Donald Lucas is a trombone artist and educator. He is an associate professor and Brass, Woodwind & Percussion department chair at the Boston University School of Music and served as president of the International Trombone Association.

==Honors and achievements==
Lucas, a Fulbright Scholar, is the recipient of the Premier Prix at the Guildhall School of Music and Drama; he is the only brass musician ever to receive this prize. Lucas also has received the Bronze Medal L'unamite, Toulon International Solo Competition; First Place "Fellow", Harmony Ridge Brass Festival; first place solo and group competitions, National Christian Artists Seminar; first prize winner, ITA Frank Smith Trombone Solo Competition; and first prize, the American Classic Trombone Quartet, Summit Brass International Brass Chamber Group Competition.
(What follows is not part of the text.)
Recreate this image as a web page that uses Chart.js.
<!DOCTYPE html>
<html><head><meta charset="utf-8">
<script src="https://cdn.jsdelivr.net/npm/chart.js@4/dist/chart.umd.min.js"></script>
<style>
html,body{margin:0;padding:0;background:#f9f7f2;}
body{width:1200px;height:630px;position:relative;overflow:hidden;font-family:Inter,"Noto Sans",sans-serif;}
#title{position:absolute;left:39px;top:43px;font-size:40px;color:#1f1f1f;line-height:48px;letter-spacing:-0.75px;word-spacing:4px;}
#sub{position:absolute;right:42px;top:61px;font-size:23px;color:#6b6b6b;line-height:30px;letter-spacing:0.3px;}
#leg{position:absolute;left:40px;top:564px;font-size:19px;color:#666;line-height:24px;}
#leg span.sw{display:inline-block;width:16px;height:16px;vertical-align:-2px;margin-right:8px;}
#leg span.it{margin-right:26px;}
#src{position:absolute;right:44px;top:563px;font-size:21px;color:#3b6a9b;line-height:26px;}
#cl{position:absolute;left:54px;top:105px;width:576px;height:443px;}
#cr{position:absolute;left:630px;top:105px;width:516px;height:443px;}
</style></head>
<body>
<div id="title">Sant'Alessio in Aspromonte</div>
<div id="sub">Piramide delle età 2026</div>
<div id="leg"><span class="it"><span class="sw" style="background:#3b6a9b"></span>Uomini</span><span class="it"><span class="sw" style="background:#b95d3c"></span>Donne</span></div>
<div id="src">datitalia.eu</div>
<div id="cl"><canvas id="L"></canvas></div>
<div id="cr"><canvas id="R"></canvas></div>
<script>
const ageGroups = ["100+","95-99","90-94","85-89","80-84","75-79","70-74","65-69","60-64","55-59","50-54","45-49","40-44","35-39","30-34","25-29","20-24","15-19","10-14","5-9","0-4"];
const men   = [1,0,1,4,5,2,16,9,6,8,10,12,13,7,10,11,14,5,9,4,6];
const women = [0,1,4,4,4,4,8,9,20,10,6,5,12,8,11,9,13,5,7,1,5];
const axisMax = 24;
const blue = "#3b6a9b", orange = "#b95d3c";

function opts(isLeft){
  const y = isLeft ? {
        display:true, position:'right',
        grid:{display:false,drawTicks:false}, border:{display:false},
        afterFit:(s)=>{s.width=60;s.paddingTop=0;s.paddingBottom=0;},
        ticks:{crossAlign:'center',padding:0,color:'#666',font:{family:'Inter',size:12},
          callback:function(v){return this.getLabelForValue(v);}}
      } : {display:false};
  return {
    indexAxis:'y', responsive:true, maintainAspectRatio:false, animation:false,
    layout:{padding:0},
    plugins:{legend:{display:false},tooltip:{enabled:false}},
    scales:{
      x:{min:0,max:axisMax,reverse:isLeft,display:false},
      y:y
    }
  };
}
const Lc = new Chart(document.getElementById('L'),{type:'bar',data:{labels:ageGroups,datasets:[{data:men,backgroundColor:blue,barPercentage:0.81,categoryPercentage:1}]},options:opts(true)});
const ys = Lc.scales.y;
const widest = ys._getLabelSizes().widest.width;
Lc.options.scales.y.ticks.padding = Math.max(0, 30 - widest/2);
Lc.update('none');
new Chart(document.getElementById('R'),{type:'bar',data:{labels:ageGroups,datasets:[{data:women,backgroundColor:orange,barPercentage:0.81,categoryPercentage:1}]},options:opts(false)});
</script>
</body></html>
Lucas has performed under notable conductors Leonard Slatkin, Iván Fischer, John Adams, Hugh Wolf, and Christopher Hogwood.

Lucas has also commissioned and premiered many works by composers Theodore Antoniou, Gary D. Belshaw, Derek Bourgeouis, Jacques Casterede, Franz Cibulka, Adam Gorb, Alun Hoddinott, Elena Roussanova Lucas, David Maslanka, Daniel Schnyder, Bruce Stark, and Fisher Tull.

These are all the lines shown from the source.